§ TASK INSTRUCTIONS
Begin at the first line of the data and copy each line through the one containing "Line, XAxis, YAxis", that line included, with no pictures.

--- START SUPPLIED INFORMATION ---

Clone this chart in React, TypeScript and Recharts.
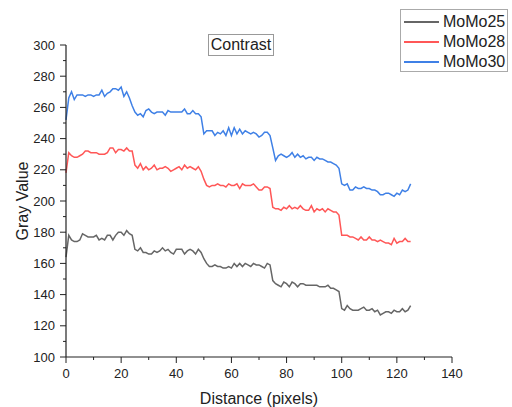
import React from 'react'
import { LineChart, Line, XAxis, YAxis } from 'recharts'

// gray value profiles, one value per pixel (0..125)
const momo25 = [
  164, 178, 175, 174, 174, 175, 179, 178, 177, 177, 177, 178, 175, 176, 175, 178, 178, 175, 178, 180,
  180, 178, 181, 179, 178, 169, 168, 170, 167, 167, 166, 166, 168, 167, 168, 170, 168, 169, 167, 166,
  169, 169, 169, 166, 168, 169, 168, 166, 169, 167, 163, 160, 158, 158, 159, 158, 158, 157, 157, 158,
  157, 160, 158, 160, 158, 160, 159, 158, 160, 159, 159, 158, 157, 160, 159, 149, 147, 146, 145, 148,
  147, 145, 148, 147, 145, 147, 147, 146, 146, 146, 146, 146, 145, 145, 145, 146, 144, 144, 143, 142,
  131, 130, 133, 131, 130, 130, 130, 131, 132, 130, 130, 131, 129, 130, 127, 128, 129, 129, 128, 130,
  129, 129, 131, 129, 130, 133,
]
const momo28 = [
  218, 231, 229, 228, 228, 229, 230, 232, 232, 231, 231, 231, 230, 230, 230, 231, 234, 234, 231, 233,
  233, 232, 234, 232, 232, 223, 221, 224, 220, 222, 220, 221, 223, 220, 221, 221, 222, 221, 219, 220,
  221, 222, 220, 223, 221, 222, 221, 220, 222, 219, 214, 210, 209, 210, 210, 211, 210, 210, 209, 211,
  210, 210, 211, 208, 211, 210, 210, 210, 211, 209, 207, 207, 209, 209, 208, 196, 195, 195, 194, 196,
  195, 197, 195, 196, 195, 197, 195, 194, 194, 197, 193, 195, 194, 195, 193, 195, 194, 193, 193, 191,
  178, 178, 178, 177, 177, 176, 175, 177, 175, 175, 177, 175, 175, 174, 175, 174, 173, 173, 172, 176,
  173, 174, 174, 176, 174, 174,
]
const momo30 = [
  252, 266, 270, 265, 268, 268, 268, 267, 268, 268, 267, 268, 268, 271, 267, 269, 270, 272, 272, 271,
  273, 267, 270, 266, 261, 257, 255, 256, 254, 258, 259, 257, 256, 257, 257, 257, 255, 258, 257, 257,
  257, 257, 257, 259, 256, 256, 258, 256, 256, 254, 243, 245, 245, 245, 242, 244, 243, 245, 242, 247,
  242, 247, 243, 246, 243, 245, 244, 243, 244, 243, 241, 242, 244, 244, 242, 234, 226, 229, 230, 229,
  228, 229, 231, 228, 230, 228, 229, 227, 228, 228, 226, 228, 227, 227, 226, 225, 225, 224, 223, 221,
  211, 210, 211, 207, 207, 209, 208, 208, 209, 208, 208, 207, 207, 206, 204, 204, 205, 205, 204, 203,
  205, 204, 207, 206, 207, 211,
]

const xTicks = [0, 10, 20, 30, 40, 50, 60, 70, 80, 90, 100, 110, 120, 130, 140]
const yTicks = [100, 110, 120, 130, 140, 150, 160, 170, 180, 190, 200, 210, 220, 230, 240, 250, 260, 270, 280, 290, 300]

const SERIES = [
  { key: 'MoMo25', values: momo25, color: '#666666' },
  { key: 'MoMo28', values: momo28, color: '#ff5757' },
  { key: 'MoMo30', values: momo30, color: '#3f80e6' },
]

const data = momo25.map((_, i) => ({
  x: i,
  MoMo25: momo25[i],
  MoMo28: momo28[i],
  MoMo30: momo30[i],
}))

const FONT = '"Liberation Sans", Arial, sans-serif'

// major ticks get a label, minor ones only a short mark
function YTick({ x, y, payload }: { x?: number; y?: number; payload?: { value: number } }) {
  const v = payload?.value ?? 0
  const major = v % 20 === 0
  return (
    <g>
      <line x1={x! - (major ? 6 : 3)} y1={y} x2={x} y2={y} stroke="#222" strokeWidth={1} />
      {major && (
        <text x={x! - 11} y={y} dy={4.5} textAnchor="end" fontSize={13} fontFamily={FONT} fill="#222">{v}</text>
      )}
    </g>
  )
}

function XTick({ x, y, payload }: { x?: number; y?: number; payload?: { value: number } }) {
  const v = payload?.value ?? 0
  const major = v % 20 === 0
  return (
    <g>
      <line x1={x} y1={y} x2={x} y2={y! + (major ? 6 : 3)} stroke="#222" strokeWidth={1} />
      {major && (
        <text x={x} y={y! + 21} textAnchor="middle" fontSize={13} fontFamily={FONT} fill="#222">{v}</text>
      )}
    </g>
  )
}

export default function App() {
  return (
    <div style={{ position: 'absolute', left: 0, top: 0, width: 512, height: 407, background: '#fff', fontFamily: FONT }}>
      <LineChart width={512} height={407} data={data} margin={{ top: 45, right: 60, left: 0, bottom: 0 }}>
        <XAxis
          dataKey="x" type="number" domain={[0, 140]} ticks={xTicks} interval={0}
          height={50} tickSize={0} tickMargin={0} tickLine={false}
          axisLine={{ stroke: '#222', strokeWidth: 1.2 }} tick={<XTick />}
          label={{ value: 'Distance (pixels)', position: 'insideBottom', offset: 3, fontSize: 16, fontFamily: FONT, fill: '#222' }}
        />
        <YAxis
          type="number" domain={[100, 300]} ticks={yTicks} interval={0}
          width={66} tickSize={0} tickMargin={0} tickLine={false}
          axisLine={{ stroke: '#222', strokeWidth: 1.2 }} tick={<YTick />}
          label={{ value: 'Gray Value', angle: -90, position: 'insideLeft', offset: 22, fontSize: 16, fontFamily: FONT, fill: '#222', style: { textAnchor: 'middle' } }}
        />
        {SERIES.map(s => (
          <Line key={s.key} dataKey={s.key} stroke={s.color} strokeWidth={1.5} dot={false} isAnimationActive={false} />
        ))}
      </LineChart>

      {/* title box */}
      <div style={{
        position: 'absolute', left: 208, top: 34, width: 64, height: 20, border: '1px solid #999',
        fontSize: 16, lineHeight: '20px', textAlign: 'center', color: '#222', background: '#fff',
      }}>Contrast</div>

      {/* legend */}
      <div style={{
        position: 'absolute', left: 400, top: 9, width: 106, height: 61, border: '1px solid #aaa', background: '#fff',
      }}>
        {SERIES.map((s, i) => (
          <div key={s.key} style={{ position: 'absolute', left: 0, top: 2 + i * 20, height: 20, width: 106 }}>
            <div style={{ position: 'absolute', left: 3, top: 9, width: 35, height: 2, background: s.color }} />
            <div style={{ position: 'absolute', left: 42, top: 0, fontSize: 16, lineHeight: '20px', color: '#222' }}>{s.key}</div>
          </div>
        ))}
      </div>
    </div>
  )
}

--- END SUPPLIED INFORMATION ---

§ SOLVED PROBLEM
Clone this chart in React, TypeScript and Recharts.
import React from 'react'
import { LineChart, Line, XAxis, YAxis } from 'recharts'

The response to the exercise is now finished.